> [WHAT IS REQUIRED]: Using the data below, return word for word every line from the one holding "Generate a Python" down to the one holding "plt.rcParams['font.family'] = ['Liberation". Leave pictures out.

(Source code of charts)
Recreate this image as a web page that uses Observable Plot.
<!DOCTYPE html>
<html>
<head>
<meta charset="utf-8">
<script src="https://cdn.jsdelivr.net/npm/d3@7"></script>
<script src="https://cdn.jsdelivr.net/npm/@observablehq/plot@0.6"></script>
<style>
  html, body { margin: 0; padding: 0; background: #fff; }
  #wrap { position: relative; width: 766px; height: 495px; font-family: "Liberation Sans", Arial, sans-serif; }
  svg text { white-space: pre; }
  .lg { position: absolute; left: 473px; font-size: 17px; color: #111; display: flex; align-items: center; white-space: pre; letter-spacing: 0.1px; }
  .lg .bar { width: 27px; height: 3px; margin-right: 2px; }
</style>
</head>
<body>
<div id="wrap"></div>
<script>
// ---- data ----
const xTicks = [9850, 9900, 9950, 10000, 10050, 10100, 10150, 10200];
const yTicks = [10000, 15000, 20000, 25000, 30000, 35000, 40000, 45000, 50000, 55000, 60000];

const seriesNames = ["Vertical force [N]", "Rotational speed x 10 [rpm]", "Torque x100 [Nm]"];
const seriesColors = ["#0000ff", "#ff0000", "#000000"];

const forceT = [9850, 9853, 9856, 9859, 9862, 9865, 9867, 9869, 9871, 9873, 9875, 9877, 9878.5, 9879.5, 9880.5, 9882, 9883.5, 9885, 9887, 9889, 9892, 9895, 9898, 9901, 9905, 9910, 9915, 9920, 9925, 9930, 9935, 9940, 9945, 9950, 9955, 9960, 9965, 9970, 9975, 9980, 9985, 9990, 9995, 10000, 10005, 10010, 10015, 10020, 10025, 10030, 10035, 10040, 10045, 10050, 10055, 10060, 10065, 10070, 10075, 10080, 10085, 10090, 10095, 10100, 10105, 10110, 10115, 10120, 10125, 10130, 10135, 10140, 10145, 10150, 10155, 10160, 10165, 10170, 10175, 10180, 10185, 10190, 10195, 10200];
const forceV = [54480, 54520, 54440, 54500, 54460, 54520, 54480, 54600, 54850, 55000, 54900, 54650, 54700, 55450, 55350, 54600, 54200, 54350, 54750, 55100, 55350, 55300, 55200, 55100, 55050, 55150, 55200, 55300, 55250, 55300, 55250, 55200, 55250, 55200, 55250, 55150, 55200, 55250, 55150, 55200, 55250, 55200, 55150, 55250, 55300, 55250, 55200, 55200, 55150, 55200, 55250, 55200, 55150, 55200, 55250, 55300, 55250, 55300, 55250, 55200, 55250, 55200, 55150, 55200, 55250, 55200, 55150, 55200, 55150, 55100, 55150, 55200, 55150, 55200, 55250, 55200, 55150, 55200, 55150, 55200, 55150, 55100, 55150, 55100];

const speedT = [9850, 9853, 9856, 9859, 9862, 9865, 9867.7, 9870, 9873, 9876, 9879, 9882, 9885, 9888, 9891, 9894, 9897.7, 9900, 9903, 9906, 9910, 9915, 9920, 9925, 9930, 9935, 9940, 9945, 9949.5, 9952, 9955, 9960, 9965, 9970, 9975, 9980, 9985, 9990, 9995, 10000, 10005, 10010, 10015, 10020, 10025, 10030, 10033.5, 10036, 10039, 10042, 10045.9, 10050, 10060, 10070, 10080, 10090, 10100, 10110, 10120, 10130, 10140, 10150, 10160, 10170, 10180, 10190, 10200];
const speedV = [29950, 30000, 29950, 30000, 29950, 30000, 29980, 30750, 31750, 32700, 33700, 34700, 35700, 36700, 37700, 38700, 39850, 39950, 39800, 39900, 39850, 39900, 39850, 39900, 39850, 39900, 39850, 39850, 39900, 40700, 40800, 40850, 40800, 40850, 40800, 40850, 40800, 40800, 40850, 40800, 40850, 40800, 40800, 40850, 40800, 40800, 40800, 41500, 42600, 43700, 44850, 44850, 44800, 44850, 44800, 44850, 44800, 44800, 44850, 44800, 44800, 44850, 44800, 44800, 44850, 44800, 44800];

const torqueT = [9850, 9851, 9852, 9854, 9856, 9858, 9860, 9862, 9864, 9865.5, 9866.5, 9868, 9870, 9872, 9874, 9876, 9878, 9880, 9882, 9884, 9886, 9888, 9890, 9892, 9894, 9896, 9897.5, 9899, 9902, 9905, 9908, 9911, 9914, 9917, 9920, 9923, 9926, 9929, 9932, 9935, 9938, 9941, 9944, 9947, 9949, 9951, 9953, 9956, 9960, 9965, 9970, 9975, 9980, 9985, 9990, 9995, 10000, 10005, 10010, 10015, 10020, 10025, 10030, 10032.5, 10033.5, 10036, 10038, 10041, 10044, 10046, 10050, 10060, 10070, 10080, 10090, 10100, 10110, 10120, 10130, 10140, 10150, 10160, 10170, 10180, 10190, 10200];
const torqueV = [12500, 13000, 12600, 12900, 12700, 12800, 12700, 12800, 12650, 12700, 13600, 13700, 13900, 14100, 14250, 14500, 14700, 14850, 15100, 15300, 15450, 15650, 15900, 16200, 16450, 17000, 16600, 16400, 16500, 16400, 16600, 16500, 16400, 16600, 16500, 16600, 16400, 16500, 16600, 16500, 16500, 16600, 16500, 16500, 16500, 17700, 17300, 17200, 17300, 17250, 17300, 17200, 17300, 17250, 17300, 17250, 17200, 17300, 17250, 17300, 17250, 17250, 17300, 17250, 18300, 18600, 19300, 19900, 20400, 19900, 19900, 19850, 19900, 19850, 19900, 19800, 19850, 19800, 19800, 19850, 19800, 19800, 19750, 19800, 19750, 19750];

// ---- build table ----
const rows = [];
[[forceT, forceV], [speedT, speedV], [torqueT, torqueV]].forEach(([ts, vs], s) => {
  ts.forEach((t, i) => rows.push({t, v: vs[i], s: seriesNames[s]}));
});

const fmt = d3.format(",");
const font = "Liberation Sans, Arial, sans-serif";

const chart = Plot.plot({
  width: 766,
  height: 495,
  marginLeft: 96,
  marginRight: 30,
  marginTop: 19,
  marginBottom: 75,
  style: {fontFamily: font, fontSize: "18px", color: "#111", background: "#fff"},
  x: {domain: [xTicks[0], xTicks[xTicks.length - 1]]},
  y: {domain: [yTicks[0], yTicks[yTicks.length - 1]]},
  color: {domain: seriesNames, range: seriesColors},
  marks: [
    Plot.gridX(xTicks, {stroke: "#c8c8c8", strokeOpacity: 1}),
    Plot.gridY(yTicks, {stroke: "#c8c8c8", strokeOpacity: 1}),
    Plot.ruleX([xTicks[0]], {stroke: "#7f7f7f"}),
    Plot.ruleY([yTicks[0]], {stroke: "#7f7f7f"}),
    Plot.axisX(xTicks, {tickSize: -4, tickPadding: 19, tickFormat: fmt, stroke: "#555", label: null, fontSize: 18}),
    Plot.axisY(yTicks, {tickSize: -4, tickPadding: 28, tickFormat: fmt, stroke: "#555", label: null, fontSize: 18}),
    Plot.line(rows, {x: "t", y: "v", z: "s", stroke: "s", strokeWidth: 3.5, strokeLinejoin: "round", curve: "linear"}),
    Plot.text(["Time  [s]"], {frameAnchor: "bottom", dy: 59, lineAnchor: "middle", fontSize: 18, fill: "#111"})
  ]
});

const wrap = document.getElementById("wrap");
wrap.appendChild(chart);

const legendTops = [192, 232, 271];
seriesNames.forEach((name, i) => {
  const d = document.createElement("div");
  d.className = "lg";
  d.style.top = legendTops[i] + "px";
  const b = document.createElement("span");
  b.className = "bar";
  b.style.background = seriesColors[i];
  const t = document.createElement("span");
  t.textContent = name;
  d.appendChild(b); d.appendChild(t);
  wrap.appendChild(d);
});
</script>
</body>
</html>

...

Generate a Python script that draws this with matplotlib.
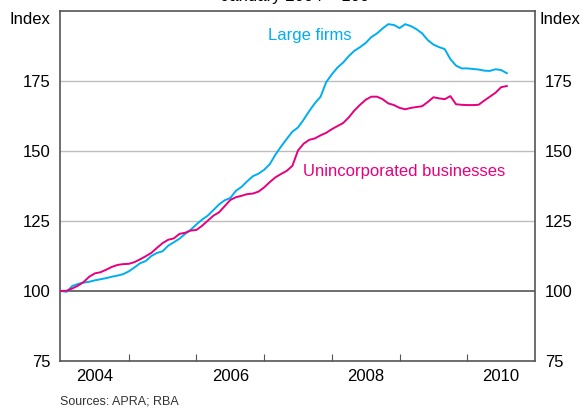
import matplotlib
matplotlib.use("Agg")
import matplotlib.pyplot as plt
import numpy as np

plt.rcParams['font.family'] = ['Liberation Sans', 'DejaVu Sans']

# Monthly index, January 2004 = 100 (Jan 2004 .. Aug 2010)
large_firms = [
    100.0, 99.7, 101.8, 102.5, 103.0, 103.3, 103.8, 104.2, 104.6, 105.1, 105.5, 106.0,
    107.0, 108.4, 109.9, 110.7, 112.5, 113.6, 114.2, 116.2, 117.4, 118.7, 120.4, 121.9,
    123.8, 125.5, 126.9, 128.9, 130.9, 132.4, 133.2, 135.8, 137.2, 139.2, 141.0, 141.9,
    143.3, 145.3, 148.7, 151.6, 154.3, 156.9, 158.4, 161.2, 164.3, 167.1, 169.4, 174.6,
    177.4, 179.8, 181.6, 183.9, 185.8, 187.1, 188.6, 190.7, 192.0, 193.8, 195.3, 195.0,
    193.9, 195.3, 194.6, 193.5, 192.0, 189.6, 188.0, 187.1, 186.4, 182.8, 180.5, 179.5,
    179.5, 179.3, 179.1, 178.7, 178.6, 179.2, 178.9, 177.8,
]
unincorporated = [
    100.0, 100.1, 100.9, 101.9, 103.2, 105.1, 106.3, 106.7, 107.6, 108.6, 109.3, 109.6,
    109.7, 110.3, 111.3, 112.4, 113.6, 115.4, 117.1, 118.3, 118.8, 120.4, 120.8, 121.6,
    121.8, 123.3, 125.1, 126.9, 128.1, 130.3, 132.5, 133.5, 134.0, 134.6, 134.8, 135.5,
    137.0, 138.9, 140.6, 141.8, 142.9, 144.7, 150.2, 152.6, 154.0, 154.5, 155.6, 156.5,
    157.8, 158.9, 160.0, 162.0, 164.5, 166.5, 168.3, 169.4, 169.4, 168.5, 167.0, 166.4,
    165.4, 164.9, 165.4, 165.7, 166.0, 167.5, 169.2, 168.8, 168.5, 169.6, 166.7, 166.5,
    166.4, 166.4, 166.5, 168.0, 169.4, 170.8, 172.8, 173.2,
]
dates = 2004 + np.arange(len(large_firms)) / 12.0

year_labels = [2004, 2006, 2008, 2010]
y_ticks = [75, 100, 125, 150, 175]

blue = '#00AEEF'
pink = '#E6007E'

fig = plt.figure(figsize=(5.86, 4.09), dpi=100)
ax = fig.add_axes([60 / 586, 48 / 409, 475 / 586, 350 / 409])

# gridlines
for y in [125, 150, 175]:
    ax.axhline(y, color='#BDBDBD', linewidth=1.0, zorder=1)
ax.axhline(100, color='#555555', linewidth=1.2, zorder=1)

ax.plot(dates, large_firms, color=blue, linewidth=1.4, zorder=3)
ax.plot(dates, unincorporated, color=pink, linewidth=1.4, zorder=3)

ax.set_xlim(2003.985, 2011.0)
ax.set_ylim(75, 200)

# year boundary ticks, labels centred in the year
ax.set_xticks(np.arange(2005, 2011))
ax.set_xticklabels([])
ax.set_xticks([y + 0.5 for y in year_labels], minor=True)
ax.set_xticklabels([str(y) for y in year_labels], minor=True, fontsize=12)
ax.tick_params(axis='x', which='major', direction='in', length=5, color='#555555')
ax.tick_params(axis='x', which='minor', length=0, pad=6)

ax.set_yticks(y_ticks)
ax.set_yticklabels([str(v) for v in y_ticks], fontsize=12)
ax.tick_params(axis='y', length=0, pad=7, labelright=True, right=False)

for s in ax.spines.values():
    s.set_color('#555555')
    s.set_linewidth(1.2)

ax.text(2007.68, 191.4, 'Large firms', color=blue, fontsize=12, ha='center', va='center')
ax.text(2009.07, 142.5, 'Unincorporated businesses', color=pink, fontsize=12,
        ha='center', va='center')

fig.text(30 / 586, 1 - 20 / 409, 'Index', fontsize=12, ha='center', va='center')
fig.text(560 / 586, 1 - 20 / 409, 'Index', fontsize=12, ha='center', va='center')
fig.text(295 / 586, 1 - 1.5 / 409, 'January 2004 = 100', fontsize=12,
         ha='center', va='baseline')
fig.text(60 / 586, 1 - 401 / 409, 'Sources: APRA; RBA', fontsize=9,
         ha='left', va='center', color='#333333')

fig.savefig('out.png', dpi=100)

> [EXERCISE SOLUTION]:
Generate a Python script that draws this with matplotlib.
import matplotlib
matplotlib.use("Agg")
import matplotlib.pyplot as plt
import numpy as np

plt.rcParams['font.family'] = ['Liberation Sans', 'DejaVu Sans']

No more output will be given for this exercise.